Educational and Rehearsal Spaces: Where the Work Happens

The main stage is where performances happen. But the real work — the learning, the experimentation, the thousands of hours of preparation that make a performance possible — happens in rehearsal rooms, practice studios, and classroom spaces that often don’t get the attention they deserve.

EDiS approaches educational and rehearsal spaces with the same rigor we bring to the main hall. Acoustic separation between spaces matters — a brass ensemble rehearsing in one room shouldn’t bleed into a voice lesson next door. Proportional room geometry affects how musicians hear themselves and each other. Storage, instrument security, and sightlines for instruction all factor into layouts that serve teachers and students effectively.

When these spaces are designed well, they extend the facility’s impact far beyond performance nights. They become the daily infrastructure of a school’s arts program or a community organization’s year-round activity and they justify the investment in ways that a marquee event space alone cannot.

Community Accessibility: Designing for Everyone

A performing arts center that’s inaccessible — whether physically, financially, or culturally — isn’t a community asset. It’s a missed opportunity. Accessibility in its broadest sense should be a design principle from day one, not a compliance checklist applied at the end.

That begins with the physical environment: intuitive circulation, hearing loop systems, accessible seating integrated thoughtfully throughout the house rather than relegated to its edges, and restroom facilities scaled to actual audience demand. But it extends to the site itself — parking, transit access, drop-off areas, and the experience of arriving at the building for the first time should feel welcoming to everyone, regardless of familiarity with live performance venues.

We also think about accessibility in terms of programming flexibility.

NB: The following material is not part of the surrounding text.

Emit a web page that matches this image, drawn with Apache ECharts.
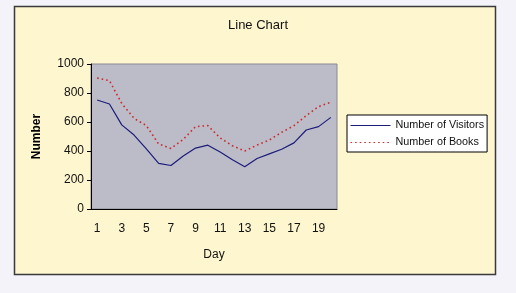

Lobby spaces that can host pre-show receptions, post-performance discussions, or standalone community gatherings extend the building’s reach into the broader public. Outdoor connections to plazas or campus green spaces create opportunities for informal cultural programming that draws in people who might never buy a ticket to a formal performance. The more ways a building can be used, the more people it serves and the stronger its case for continued public investment.

Long-Term Operational Considerations: Building for the Decades Ahead

A performing arts facility is a significant capital investment, and the organizations that operate them are almost always working with constrained budgets. That makes long-term operational efficiency not just a nice-to-have, but a genuine design imperative.

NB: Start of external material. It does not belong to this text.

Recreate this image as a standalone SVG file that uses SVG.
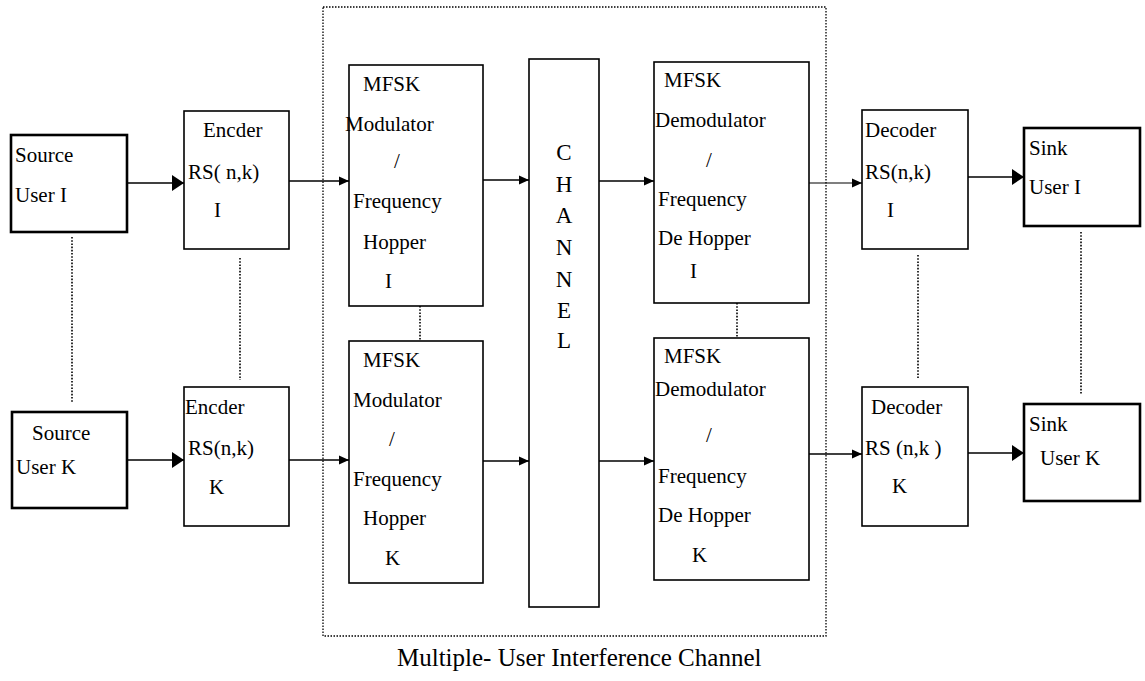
<svg xmlns="http://www.w3.org/2000/svg" width="1145" height="681" viewBox="0 0 1145 681" font-family="'Liberation Serif', 'Times New Roman', Tinos, 'DejaVu Serif', serif">
<style>
text{font-family:'Liberation Serif','Times New Roman',Tinos,'DejaVu Serif',serif;font-size:21px;fill:#000}
.box{fill:#fff;stroke:#000;stroke-width:1.6}
.thick{fill:#fff;stroke:#000;stroke-width:2.6}
.ar{stroke:#000;stroke-width:1.6;fill:none}
.thin{stroke:#000;stroke-width:1.2;fill:none}
.dot{stroke:#000;stroke-width:1.6;stroke-dasharray:1.6 1.6;fill:none}
.ch{font-size:23px;text-anchor:middle}
</style>
<defs>
<marker id="big" markerUnits="userSpaceOnUse" markerWidth="12" markerHeight="16" refX="12" refY="8" orient="auto"><path d="M0,0 L12,8 L0,16 z" fill="#000"/></marker>
<marker id="sm" markerUnits="userSpaceOnUse" markerWidth="10" markerHeight="10" refX="10" refY="5" orient="auto"><path d="M0,0.5 L10,5 L0,9.5 z" fill="#000"/></marker>
</defs>
<rect x="323" y="7" width="503" height="629" fill="none" stroke="#000" stroke-width="1.3" stroke-dasharray="1.5 1.5"/>
<g id="connectors">
<line class="ar" x1="127" y1="183" x2="184" y2="183" marker-end="url(#big)"/>
<line class="ar" x1="289" y1="181" x2="349" y2="181" marker-end="url(#sm)"/>
<line class="ar" x1="483" y1="180" x2="529" y2="180" marker-end="url(#sm)"/>
<line class="ar" x1="599" y1="181" x2="654" y2="181" marker-end="url(#sm)"/>
<line class="thin" x1="809" y1="183" x2="862" y2="183" marker-end="url(#sm)"/>
<line class="ar" x1="968" y1="177" x2="1024" y2="177" marker-end="url(#big)"/>
<line class="ar" x1="127" y1="460" x2="184" y2="460" marker-end="url(#big)"/>
<line class="ar" x1="289" y1="460" x2="349" y2="460" marker-end="url(#sm)"/>
<line class="ar" x1="483" y1="461" x2="529" y2="461" marker-end="url(#sm)"/>
<line class="ar" x1="599" y1="461" x2="654" y2="461" marker-end="url(#sm)"/>
<line class="ar" x1="809" y1="454" x2="862" y2="454" marker-end="url(#sm)"/>
<line class="ar" x1="968" y1="453" x2="1024" y2="453" marker-end="url(#big)"/>
<line class="dot" x1="72" y1="237" x2="72" y2="403"/>
<line class="dot" x1="240" y1="258" x2="240" y2="380"/>
<line class="dot" x1="420" y1="306" x2="420" y2="341"/>
<line class="dot" x1="737" y1="303" x2="737" y2="338"/>
<line class="dot" x1="918" y1="255" x2="918" y2="378"/>
<line class="dot" x1="1081" y1="232" x2="1081" y2="395"/>
</g>
<g id="sourceI"><rect class="thick" x="11" y="135" width="116" height="97"/><text x="15" y="162">Source</text><text x="15" y="202">User I</text></g>
<g id="sourceK"><rect class="thick" x="12" y="412" width="115" height="96"/><text x="32" y="440">Source</text><text x="16" y="474">User K</text></g>
<g id="encoderI"><rect class="box" x="184" y="111" width="105" height="138"/><text x="203" y="137">Encder</text><text x="188" y="179">RS( n,k)</text><text x="214" y="217">I</text></g>
<g id="encoderK"><rect class="box" x="184" y="387" width="105" height="139"/><text x="185" y="414">Encder</text><text x="188" y="455">RS(n,k)</text><text x="209" y="494">K</text></g>
<g id="modI"><rect class="box" x="349" y="65" width="134" height="241"/><text x="363" y="91">MFSK</text><text x="345" y="131">Modulator</text><text x="394" y="168">/</text><text x="353" y="208">Frequency</text><text x="363" y="249">Hopper</text><text x="385" y="288">I</text></g>
<g id="modK"><rect class="box" x="349" y="341" width="134" height="242"/><text x="363" y="367">MFSK</text><text x="353" y="407">Modulator</text><text x="389" y="446">/</text><text x="353" y="486">Frequency</text><text x="363" y="525">Hopper</text><text x="385" y="565">K</text></g>
<g id="channel"><rect class="box" x="529" y="59" width="70" height="548"/>
<text class="ch" x="564" y="160">C</text><text class="ch" x="564" y="192">H</text><text class="ch" x="564" y="223">A</text><text class="ch" x="564" y="255">N</text><text class="ch" x="564" y="287">N</text><text class="ch" x="564" y="318">E</text><text class="ch" x="564" y="348">L</text></g>
<g id="demodI"><rect class="box" x="654" y="62" width="155" height="241"/><text x="664" y="87">MFSK</text><text x="655" y="127">Demodulator</text><text x="706" y="167">/</text><text x="658" y="206">Frequency</text><text x="658" y="245">De Hopper</text><text x="690" y="278">I</text></g>
<g id="demodK"><rect class="box" x="654" y="338" width="155" height="242"/><text x="664" y="363">MFSK</text><text x="655" y="396">Demodulator</text><text x="706" y="442">/</text><text x="658" y="483">Frequency</text><text x="658" y="522">De Hopper</text><text x="692" y="562">K</text></g>
<g id="decoderI"><rect class="box" x="862" y="110" width="106" height="139"/><text x="865" y="137">Decoder</text><text x="865" y="179">RS(n,k)</text><text x="887" y="217">I</text></g>
<g id="decoderK"><rect class="box" x="862" y="387" width="106" height="139"/><text x="871" y="414">Decoder</text><text x="865" y="455">RS (n,k )</text><text x="892" y="493">K</text></g>
<g id="sinkI"><rect class="thick" x="1024" y="128" width="116" height="98"/><text x="1029" y="155">Sink</text><text x="1029" y="194">User I</text></g>
<g id="sinkK"><rect class="thick" x="1024" y="404" width="116" height="97"/><text x="1029" y="431">Sink</text><text x="1040" y="465">User K</text></g>
<text x="397" y="666" style="font-size:25px">Multiple- User Interference Channel</text>
</svg>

EDiS builds with operational realities in mind. Energy-efficient mechanical systems reduce utility costs that would otherwise consume programming budgets. Durable, maintainable finishes reduce the frequency and cost of ongoing repairs. Intuitive building automation systems allow smaller facilities management teams to operate sophisticated spaces without constant outside support.

We also think about adaptability over time. Technology changes. Programming needs evolve. A facility built today should be designed with infrastructure pathways — conduit, power capacity, structural provisions — that make future upgrades achievable without major reconstruction. The schools and cultural organizations we serve don’t have the luxury of rebuilding every decade. The buildings we deliver need to serve them well for thirty years, not five.

The Broader Value of Getting This Right

When a performing arts facility truly works — for students learning their craft, for community members experiencing live performance for the first time, for professional artists who need a venue worthy of their work — it becomes something more than a building. It becomes a place that shapes cultural life in a meaningful way. It’s where students discover a love of theater that stays with them for life. It’s where a community gathers after a hard year. It’s where local artists find a stage that takes their work seriously.

EDiS understands what’s at stake in these projects. We bring technical depth, genuine collaboration, and a long-term perspective to every performing arts facility we build because we know that the work we do doesn’t just construct buildings. It creates places that matter.